Right-wingers plead guilty in robocall scheme meant to suppress Black vote ahead of 2020 election


Two right-wing provocateurs pleaded guilty in Cleveland court Monday for circulating phony robocalls in an attempt to dissuade Black voters in the lead-up to the 2020 election, according to prosecutors.

Ohio Attorney General Dave Yost said that Jacob Wohl, 24, and Jack Burkman, 56, both pleaded guilty to one count of felonious telecommunications fraud for disseminating the robocalls.

Those automated calls were directed at minority voters, and falsely claimed they could face mandatory vaccines or be tracked by law enforcement if they voted by mail, according to prosecutors.

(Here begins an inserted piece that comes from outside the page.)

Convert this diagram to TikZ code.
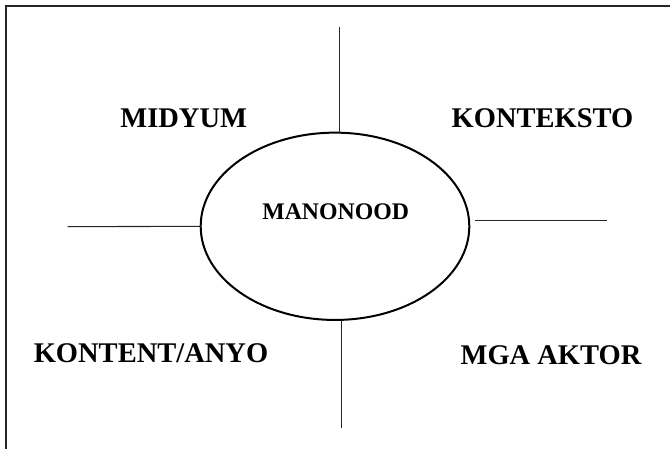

“Voter intimidation won’t be tolerated in Ohio,” Mr. Yost said in a statement. He said that more than 67,000 calls went out as a part of the campaign and over 3,400 were answered in Ohio.

The call campaign affected predominantly Black neighborhoods in Pennsylvania, Illinois, New York and Michigan, with the pair being arraigned on felony charges in Michigan last week, according to WTVG.

They are also being sued in federal court in New York City and face a $5.1 million fine from the Federal Communications Commission.

Both Mr. Wohl and Mr. Burkman could receive a year in prison when they are sentenced on Nov. 29.

• This article was based in part on wire service reports.